DO THIS => Each line containing the word "Write" must be reported.

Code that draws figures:
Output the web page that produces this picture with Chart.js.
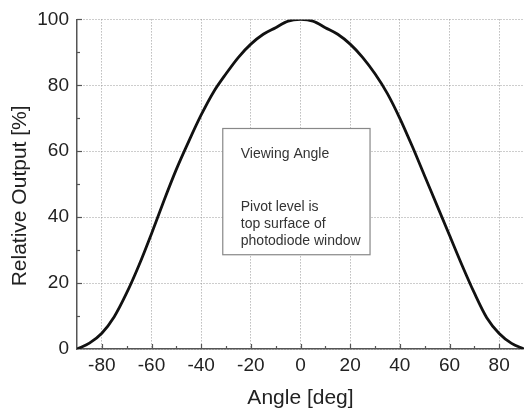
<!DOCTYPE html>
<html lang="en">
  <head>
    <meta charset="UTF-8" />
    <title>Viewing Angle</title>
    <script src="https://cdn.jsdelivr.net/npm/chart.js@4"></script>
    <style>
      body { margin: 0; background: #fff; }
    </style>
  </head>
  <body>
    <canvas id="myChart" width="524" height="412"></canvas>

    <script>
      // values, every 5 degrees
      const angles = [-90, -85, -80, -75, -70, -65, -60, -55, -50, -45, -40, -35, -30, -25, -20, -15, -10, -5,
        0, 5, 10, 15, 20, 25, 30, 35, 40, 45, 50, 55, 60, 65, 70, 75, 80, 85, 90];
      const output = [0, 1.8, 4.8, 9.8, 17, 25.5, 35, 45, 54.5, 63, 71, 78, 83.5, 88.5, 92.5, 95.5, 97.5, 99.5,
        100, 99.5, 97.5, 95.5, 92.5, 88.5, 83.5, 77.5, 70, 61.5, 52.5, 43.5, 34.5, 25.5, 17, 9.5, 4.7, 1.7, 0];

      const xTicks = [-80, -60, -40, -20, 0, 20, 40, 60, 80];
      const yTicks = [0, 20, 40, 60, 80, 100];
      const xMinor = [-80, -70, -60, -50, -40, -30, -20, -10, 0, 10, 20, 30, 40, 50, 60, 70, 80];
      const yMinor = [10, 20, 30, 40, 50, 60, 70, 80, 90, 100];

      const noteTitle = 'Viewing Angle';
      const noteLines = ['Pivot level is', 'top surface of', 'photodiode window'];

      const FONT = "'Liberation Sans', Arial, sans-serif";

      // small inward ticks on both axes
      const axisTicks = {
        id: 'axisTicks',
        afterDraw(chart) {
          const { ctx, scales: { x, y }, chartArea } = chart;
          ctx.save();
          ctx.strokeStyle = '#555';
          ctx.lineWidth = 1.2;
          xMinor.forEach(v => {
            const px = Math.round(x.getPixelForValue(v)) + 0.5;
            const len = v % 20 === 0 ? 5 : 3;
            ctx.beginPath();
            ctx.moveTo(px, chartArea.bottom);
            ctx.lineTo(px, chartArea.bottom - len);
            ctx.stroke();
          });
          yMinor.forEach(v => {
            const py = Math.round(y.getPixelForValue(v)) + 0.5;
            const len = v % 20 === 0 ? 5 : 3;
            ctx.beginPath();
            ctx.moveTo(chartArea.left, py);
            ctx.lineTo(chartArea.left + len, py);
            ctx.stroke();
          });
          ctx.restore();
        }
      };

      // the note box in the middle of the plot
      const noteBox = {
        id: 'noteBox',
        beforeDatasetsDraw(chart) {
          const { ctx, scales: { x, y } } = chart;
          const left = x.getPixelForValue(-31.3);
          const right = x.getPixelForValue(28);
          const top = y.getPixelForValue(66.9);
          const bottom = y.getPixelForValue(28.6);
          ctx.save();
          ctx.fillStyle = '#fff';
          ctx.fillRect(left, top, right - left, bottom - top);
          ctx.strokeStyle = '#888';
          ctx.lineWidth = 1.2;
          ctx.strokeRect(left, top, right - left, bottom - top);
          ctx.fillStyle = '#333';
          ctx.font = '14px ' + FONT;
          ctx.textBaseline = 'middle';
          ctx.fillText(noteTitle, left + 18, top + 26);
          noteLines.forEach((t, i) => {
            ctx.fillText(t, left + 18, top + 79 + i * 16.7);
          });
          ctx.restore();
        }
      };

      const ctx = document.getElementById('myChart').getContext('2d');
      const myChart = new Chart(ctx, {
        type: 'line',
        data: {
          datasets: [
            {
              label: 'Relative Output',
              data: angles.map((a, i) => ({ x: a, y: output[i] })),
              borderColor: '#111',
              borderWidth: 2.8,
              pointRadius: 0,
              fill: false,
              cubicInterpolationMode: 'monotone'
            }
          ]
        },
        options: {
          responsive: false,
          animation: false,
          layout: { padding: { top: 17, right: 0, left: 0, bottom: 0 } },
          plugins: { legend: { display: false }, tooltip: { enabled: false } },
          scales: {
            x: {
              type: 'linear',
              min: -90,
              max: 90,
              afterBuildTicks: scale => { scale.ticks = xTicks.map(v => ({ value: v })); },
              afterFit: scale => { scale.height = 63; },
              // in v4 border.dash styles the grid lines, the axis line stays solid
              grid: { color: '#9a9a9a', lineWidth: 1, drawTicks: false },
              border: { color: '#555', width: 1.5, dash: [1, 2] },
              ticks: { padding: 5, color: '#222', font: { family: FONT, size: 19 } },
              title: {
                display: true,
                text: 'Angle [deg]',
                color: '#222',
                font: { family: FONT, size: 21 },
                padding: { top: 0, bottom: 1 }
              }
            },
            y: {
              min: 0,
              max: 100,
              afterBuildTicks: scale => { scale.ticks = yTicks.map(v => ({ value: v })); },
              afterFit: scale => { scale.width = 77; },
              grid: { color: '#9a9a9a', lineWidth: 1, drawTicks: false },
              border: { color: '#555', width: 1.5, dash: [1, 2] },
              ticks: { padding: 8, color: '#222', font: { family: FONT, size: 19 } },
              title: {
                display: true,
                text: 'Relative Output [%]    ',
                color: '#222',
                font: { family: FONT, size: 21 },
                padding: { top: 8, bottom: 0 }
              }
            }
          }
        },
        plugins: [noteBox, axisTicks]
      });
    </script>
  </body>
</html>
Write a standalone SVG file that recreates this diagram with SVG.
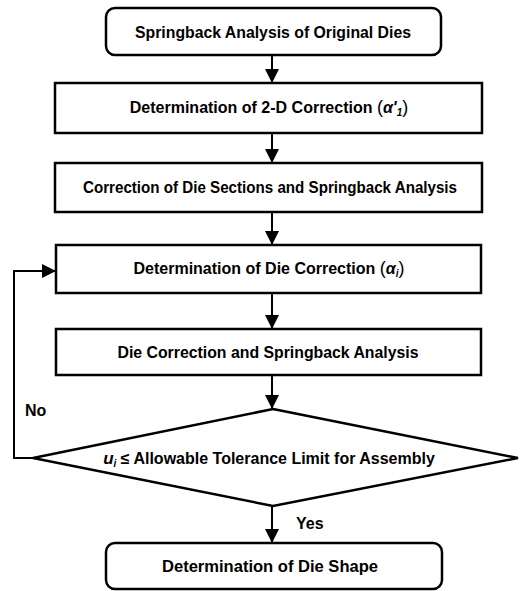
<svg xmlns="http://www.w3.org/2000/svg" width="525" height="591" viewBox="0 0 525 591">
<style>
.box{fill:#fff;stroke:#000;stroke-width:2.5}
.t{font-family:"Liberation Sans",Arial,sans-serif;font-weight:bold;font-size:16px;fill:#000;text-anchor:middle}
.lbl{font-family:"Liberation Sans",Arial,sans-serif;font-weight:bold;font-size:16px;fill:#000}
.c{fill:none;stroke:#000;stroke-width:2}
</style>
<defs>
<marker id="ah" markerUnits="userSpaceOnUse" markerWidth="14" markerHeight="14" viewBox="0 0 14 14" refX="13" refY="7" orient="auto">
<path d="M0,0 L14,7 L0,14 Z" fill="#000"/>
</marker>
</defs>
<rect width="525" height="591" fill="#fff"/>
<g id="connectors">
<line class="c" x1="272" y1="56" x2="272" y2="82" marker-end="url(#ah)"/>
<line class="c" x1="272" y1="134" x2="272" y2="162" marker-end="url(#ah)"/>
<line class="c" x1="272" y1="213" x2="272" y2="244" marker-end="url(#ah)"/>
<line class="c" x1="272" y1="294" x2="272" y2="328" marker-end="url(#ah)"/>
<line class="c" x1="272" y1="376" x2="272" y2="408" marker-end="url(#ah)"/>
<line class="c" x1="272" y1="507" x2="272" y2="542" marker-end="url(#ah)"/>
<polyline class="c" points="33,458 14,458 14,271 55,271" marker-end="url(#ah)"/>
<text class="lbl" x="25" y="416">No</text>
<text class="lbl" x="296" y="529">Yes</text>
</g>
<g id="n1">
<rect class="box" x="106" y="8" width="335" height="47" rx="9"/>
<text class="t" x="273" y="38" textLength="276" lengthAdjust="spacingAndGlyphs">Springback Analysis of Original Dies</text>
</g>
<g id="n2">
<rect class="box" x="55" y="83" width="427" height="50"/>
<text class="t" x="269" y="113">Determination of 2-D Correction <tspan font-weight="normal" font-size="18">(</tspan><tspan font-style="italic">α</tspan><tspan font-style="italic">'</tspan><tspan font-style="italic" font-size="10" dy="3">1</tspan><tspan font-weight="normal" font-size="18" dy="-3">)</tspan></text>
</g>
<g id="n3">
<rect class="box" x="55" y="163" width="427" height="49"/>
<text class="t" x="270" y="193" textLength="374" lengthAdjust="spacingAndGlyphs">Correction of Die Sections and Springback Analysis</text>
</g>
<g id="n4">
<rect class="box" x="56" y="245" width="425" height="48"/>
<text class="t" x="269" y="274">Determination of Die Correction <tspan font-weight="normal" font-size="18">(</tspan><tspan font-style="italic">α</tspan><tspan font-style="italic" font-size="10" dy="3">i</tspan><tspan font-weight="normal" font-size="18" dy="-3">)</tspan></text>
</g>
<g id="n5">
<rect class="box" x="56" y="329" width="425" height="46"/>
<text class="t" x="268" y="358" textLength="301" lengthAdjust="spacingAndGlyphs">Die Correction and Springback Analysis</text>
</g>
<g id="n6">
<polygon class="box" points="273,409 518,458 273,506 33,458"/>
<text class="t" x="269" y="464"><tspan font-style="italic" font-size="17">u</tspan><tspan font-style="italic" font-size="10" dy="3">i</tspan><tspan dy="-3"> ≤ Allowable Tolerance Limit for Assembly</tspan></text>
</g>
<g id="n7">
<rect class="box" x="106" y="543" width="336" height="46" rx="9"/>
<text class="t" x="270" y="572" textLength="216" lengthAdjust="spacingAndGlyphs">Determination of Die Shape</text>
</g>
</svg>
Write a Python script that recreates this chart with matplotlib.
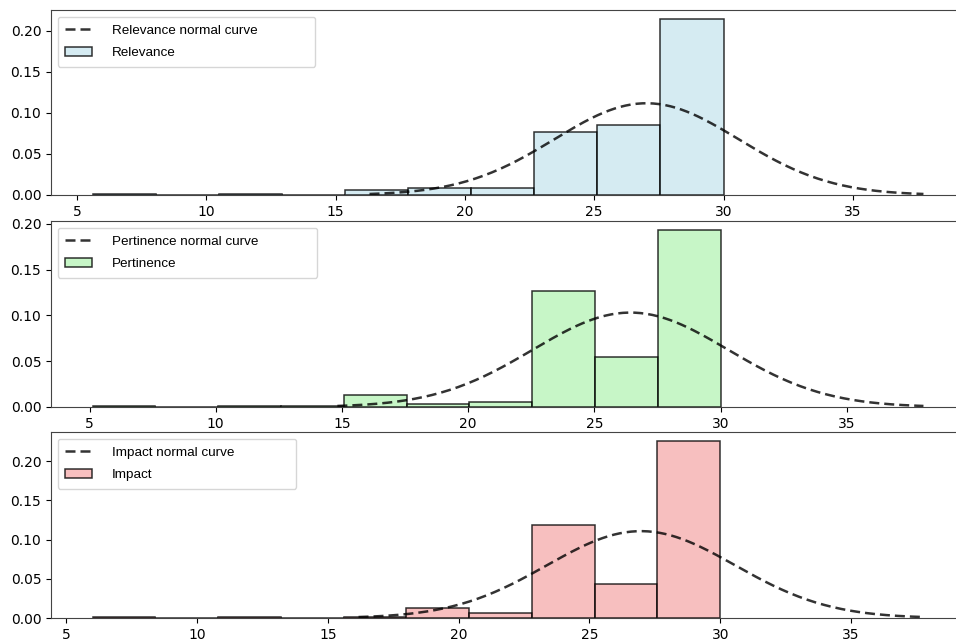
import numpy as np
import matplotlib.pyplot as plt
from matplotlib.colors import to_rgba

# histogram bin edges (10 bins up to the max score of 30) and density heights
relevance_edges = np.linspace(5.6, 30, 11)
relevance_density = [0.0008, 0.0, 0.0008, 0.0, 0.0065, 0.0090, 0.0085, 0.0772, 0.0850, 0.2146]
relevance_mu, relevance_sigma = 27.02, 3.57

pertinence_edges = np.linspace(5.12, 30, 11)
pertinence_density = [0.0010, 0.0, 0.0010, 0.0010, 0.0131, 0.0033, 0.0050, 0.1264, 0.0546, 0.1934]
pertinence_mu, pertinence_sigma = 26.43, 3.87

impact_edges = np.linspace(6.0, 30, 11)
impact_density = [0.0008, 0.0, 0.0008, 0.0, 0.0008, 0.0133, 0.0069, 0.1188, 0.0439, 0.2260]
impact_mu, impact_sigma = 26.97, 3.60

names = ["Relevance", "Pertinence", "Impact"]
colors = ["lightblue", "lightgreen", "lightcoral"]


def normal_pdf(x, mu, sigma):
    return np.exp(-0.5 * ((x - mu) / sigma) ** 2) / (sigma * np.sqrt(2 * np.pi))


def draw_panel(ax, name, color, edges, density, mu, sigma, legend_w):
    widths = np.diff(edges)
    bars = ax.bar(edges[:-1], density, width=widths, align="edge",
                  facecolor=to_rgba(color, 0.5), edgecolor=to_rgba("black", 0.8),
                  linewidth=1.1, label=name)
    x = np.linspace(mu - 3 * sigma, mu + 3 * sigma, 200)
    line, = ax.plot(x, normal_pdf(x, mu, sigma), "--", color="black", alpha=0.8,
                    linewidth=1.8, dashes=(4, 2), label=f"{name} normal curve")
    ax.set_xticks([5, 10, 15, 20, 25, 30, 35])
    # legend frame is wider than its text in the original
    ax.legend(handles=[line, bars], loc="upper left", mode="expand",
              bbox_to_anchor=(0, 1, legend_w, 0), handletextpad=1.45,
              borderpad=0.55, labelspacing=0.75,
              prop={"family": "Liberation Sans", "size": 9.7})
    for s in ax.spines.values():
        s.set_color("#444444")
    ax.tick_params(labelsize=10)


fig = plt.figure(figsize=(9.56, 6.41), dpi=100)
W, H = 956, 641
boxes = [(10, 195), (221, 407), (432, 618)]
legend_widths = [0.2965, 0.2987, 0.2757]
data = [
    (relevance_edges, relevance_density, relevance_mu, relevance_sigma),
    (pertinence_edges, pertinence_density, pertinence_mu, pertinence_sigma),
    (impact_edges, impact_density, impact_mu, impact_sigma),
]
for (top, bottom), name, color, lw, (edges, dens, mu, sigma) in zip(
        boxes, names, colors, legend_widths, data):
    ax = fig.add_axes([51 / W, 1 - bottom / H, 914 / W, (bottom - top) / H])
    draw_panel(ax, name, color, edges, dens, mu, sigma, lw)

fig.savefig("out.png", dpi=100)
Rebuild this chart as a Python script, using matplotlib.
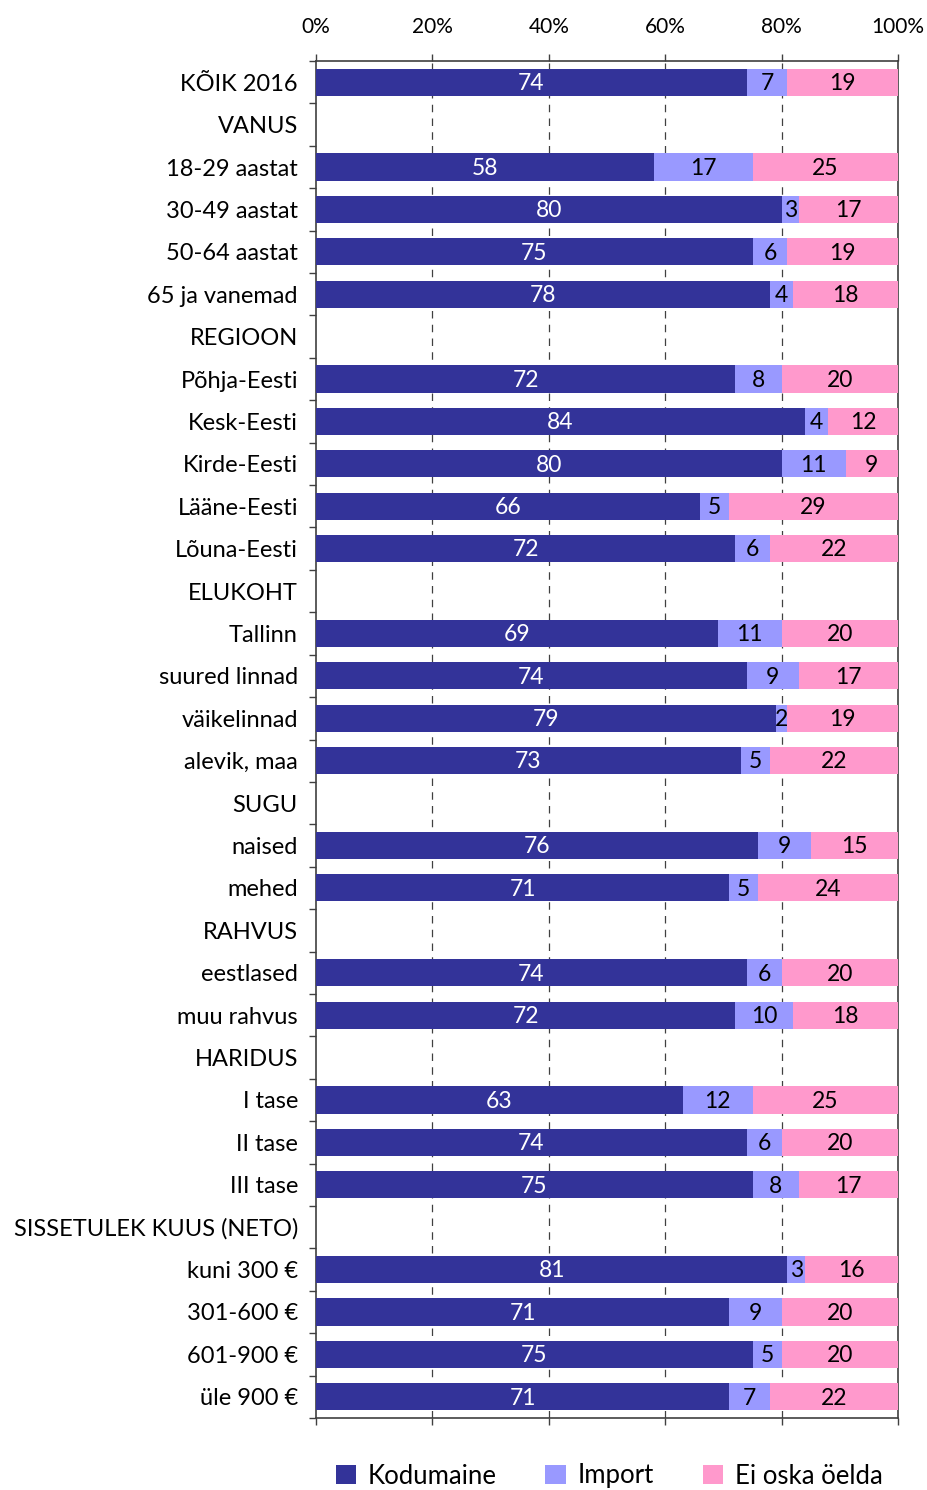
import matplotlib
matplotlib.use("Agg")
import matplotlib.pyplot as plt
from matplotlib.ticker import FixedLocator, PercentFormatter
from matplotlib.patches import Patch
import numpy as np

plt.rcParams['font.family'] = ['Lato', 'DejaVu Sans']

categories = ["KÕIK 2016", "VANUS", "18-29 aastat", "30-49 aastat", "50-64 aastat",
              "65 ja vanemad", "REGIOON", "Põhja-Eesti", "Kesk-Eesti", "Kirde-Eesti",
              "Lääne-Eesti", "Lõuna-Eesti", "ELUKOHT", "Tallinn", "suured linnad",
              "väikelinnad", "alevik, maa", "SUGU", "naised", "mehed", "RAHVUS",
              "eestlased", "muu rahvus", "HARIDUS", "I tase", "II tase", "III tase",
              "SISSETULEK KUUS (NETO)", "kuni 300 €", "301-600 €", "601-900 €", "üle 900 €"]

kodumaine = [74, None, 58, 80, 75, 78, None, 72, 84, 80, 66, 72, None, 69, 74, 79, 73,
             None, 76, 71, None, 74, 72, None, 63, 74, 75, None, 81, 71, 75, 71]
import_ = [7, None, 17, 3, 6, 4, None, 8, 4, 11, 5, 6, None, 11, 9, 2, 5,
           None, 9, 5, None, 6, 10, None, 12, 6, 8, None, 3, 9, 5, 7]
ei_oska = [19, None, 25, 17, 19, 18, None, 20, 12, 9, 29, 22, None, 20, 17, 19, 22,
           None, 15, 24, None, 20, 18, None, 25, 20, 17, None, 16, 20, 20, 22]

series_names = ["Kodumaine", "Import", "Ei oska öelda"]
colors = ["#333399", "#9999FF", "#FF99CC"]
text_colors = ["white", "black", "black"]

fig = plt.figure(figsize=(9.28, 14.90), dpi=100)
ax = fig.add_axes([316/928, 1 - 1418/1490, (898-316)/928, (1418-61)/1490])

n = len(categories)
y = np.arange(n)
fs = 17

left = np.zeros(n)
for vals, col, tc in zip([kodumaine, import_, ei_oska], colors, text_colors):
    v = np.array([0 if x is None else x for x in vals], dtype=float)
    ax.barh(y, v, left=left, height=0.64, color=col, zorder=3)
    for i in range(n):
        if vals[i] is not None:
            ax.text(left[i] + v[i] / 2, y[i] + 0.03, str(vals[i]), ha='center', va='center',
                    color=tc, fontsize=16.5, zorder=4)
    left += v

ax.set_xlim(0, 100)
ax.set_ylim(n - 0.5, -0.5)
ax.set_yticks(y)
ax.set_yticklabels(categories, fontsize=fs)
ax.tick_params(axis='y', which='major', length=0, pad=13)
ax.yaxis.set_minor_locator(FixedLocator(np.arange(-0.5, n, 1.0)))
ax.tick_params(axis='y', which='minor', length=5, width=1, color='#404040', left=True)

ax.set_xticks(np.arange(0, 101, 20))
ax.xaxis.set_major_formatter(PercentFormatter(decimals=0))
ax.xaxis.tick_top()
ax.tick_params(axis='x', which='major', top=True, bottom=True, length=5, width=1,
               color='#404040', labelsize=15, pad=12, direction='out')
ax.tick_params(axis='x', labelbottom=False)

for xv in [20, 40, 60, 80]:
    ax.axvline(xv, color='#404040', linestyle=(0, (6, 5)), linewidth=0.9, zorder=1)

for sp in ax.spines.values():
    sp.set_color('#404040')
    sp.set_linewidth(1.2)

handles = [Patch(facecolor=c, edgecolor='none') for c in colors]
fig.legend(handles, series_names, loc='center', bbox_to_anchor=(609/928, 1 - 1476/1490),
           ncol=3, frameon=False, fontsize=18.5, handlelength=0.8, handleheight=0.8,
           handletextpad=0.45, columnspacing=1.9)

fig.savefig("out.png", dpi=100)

SOLUTION FOR THIS TASK =>
Write a standalone SVG file that recreates this diagram with SVG.
Write a Python script that recreates this chart with matplotlib.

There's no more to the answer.